While the need to refer to underlying Credit Notes does not defeat CPLR 3213 treatment of the guarantees ( see, Manufacturers Hanover Trust v. Green, 95 A.D.2d 737, appeal dismissed 61 N.Y.2d 760), the amount of the loan to Choi and the amount outstanding, if any, is unsupported by documentary evidence, which evidence is in the exclusive control of plaintiff (and defaulting defendant Choi), and therefore cannot be determined at this stage ( see, Tavares v. 474 W. 150th St. Corp., 210 A.D.2d 117). Accordingly, we modify to limit the grant of summary judgment to the issue of liability and remand for further proceedings on the issue of the amount of the loan due and owing.

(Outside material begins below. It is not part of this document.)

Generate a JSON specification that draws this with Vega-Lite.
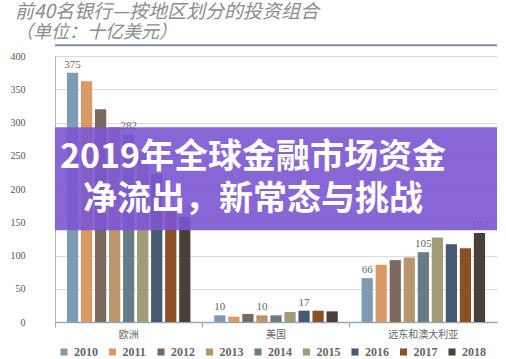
{
  "$schema": "https://vega.github.io/schema/vega-lite/v6.json",
  "width": 442,
  "height": 266,
  "autosize": {"type": "none"},
  "padding": {"left": 55, "top": 56, "right": 9, "bottom": 37},
  "background": "white",
  "title": {
    "text": "前40名银行—按地区划分的投资组合",
    "subtitle": "（单位：十亿美元）",
    "anchor": "start",
    "dx": 5,
    "offset": 2,
    "font": "Noto Sans CJK SC",
    "fontSize": 19,
    "fontStyle": "italic",
    "fontWeight": "normal",
    "color": "#8c8c8c",
    "subtitleFont": "Noto Sans CJK SC",
    "subtitleFontSize": 18,
    "subtitleFontStyle": "italic",
    "subtitleColor": "#8c8c8c",
    "subtitlePadding": 2
  },
  "config": {
    "view": {"stroke": null},
    "axis": {"labelFont": "Liberation Serif", "labelColor": "#555555"},
    "axisY": {"labelOverlap": false}
  },
  "resolve": {"axis": {"y": "independent"}},
  "data": {
    "values": [
      {"region": "欧洲", "year": "2010", "value": 375, "label": "375"},
      {"region": "欧洲", "year": "2011", "value": 362},
      {"region": "欧洲", "year": "2012", "value": 320},
      {"region": "欧洲", "year": "2013", "value": 293},
      {"region": "欧洲", "year": "2014", "value": 282, "label": "282"},
      {"region": "欧洲", "year": "2015", "value": 255},
      {"region": "欧洲", "year": "2016", "value": 222},
      {"region": "欧洲", "year": "2017", "value": 168},
      {"region": "欧洲", "year": "2018", "value": 158, "label": "158"},
      {"region": "美国", "year": "2010", "value": 10, "label": "10"},
      {"region": "美国", "year": "2011", "value": 8},
      {"region": "美国", "year": "2012", "value": 12},
      {"region": "美国", "year": "2013", "value": 10, "label": "10"},
      {"region": "美国", "year": "2014", "value": 10},
      {"region": "美国", "year": "2015", "value": 15},
      {"region": "美国", "year": "2016", "value": 17, "label": "17"},
      {"region": "美国", "year": "2017", "value": 17},
      {"region": "美国", "year": "2018", "value": 16},
      {"region": "远东和澳大利亚", "year": "2010", "value": 66, "label": "66"},
      {"region": "远东和澳大利亚", "year": "2011", "value": 86},
      {"region": "远东和澳大利亚", "year": "2012", "value": 93},
      {"region": "远东和澳大利亚", "year": "2013", "value": 97},
      {"region": "远东和澳大利亚", "year": "2014", "value": 105, "label": "105"},
      {"region": "远东和澳大利亚", "year": "2015", "value": 127},
      {"region": "远东和澳大利亚", "year": "2016", "value": 117},
      {"region": "远东和澳大利亚", "year": "2017", "value": 111},
      {"region": "远东和澳大利亚", "year": "2018", "value": 134, "label": "134"}
    ]
  },
  "layer": [
    {
      "mark": {"type": "bar"},
      "encoding": {
        "x": {
          "field": "region",
          "type": "nominal",
          "sort": ["欧洲", "美国", "远东和澳大利亚"],
          "scale": {"paddingInner": 0, "paddingOuter": 0},
          "axis": {
            "title": null,
            "labelAngle": 0,
            "labelFont": "Noto Sans CJK SC",
            "labelFontSize": 10,
            "labelColor": "#666666",
            "labelPadding": 2,
            "domainColor": "#9aa6b4",
            "domainWidth": 1.5,
            "tickColor": "#9aa6b4",
            "tickSize": 5,
            "bandPosition": 0
          }
        },
        "y": {
          "field": "value",
          "type": "quantitative",
          "scale": {"domain": [0, 400], "nice": false},
          "axis": {
            "title": null,
            "values": [0, 50, 100, 150, 200, 250, 300, 350, 400],
            "labelFontSize": 10,
            "labelPadding": 30,
            "ticks": false,
            "domainColor": "#b0b6bf",
            "gridColor": "#dcdcdc",
            "grid": true
          }
        },
        "xOffset": {
          "field": "year",
          "type": "nominal",
          "scale": {"paddingInner": 0.2, "paddingOuter": 0.85}
        },
        "color": {
          "field": "year",
          "type": "nominal",
          "scale": {
            "domain": ["2010", "2011", "2012", "2013", "2014", "2015", "2016", "2017", "2018"],
            "range": ["#7f9bb4", "#d99a66", "#7b695d", "#b9956d", "#697c84", "#a29b78", "#465b70", "#8b5026", "#4b3f39"]
          },
          "legend": {
            "title": null,
            "orient": "bottom",
            "direction": "horizontal",
            "offset": 4,
            "padding": 3,
            "symbolType": "square",
            "symbolSize": 50,
            "symbolStrokeWidth": 0,
            "labelFont": "Liberation Serif",
            "labelFontSize": 12,
            "labelFontWeight": "bold",
            "labelColor": "#666666",
            "labelOffset": 4,
            "columnPadding": 8.5
          }
        }
      }
    },
    {
      "transform": [{"filter": "datum.label != null"}],
      "mark": {"type": "text", "baseline": "bottom", "dy": -3, "font": "Liberation Serif", "fontSize": 11, "color": "#666666"},
      "encoding": {
        "x": {"field": "region", "type": "nominal", "sort": ["欧洲", "美国", "远东和澳大利亚"]},
        "y": {"field": "value", "type": "quantitative", "axis": null},
        "xOffset": {"field": "year", "type": "nominal"},
        "text": {"field": "label"}
      }
    },
    {
      "data": {"values": [{}]},
      "mark": {"type": "rule", "color": "#7d8da2", "strokeWidth": 2},
      "encoding": {"y": {"datum": 416, "type": "quantitative", "axis": null}}
    },
    {
      "data": {"values": [{}]},
      "mark": {"type": "rect", "color": "#7c55d2", "opacity": 0.9},
      "encoding": {"y": {"datum": 293, "type": "quantitative", "axis": null}, "y2": {"datum": 138}}
    },
    {
      "data": {"values": [{}]},
      "mark": {
        "type": "text",
        "text": "2019年全球金融市场资金",
        "font": "Noto Sans CJK SC",
        "fontSize": 34,
        "fontWeight": "bold",
        "color": "white",
        "align": "center",
        "baseline": "middle",
        "dx": -23
      },
      "encoding": {"y": {"datum": 246, "type": "quantitative", "axis": null}}
    },
    {
      "data": {"values": [{}]},
      "mark": {
        "type": "text",
        "text": "净流出，新常态与挑战",
        "font": "Noto Sans CJK SC",
        "fontSize": 34,
        "fontWeight": "bold",
        "color": "white",
        "align": "center",
        "baseline": "middle",
        "dx": -23
      },
      "encoding": {"y": {"datum": 183, "type": "quantitative", "axis": null}}
    }
  ]
}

The IAS Court did not undertake any inquiry on the record into the reasonableness of the contractual 15% attorneys' fee rate, and that issue is therefore also remanded and is to be determined in accordance with the rule set forth in Matter of First Natl. Bank v. Brower ( 42 N.Y.2d 471, 474).
We have considered appellants' other arguments and find them to be unpersuasive.
Concur — Ellerin, P. J., Lerner, Andrias and Saxe, JJ.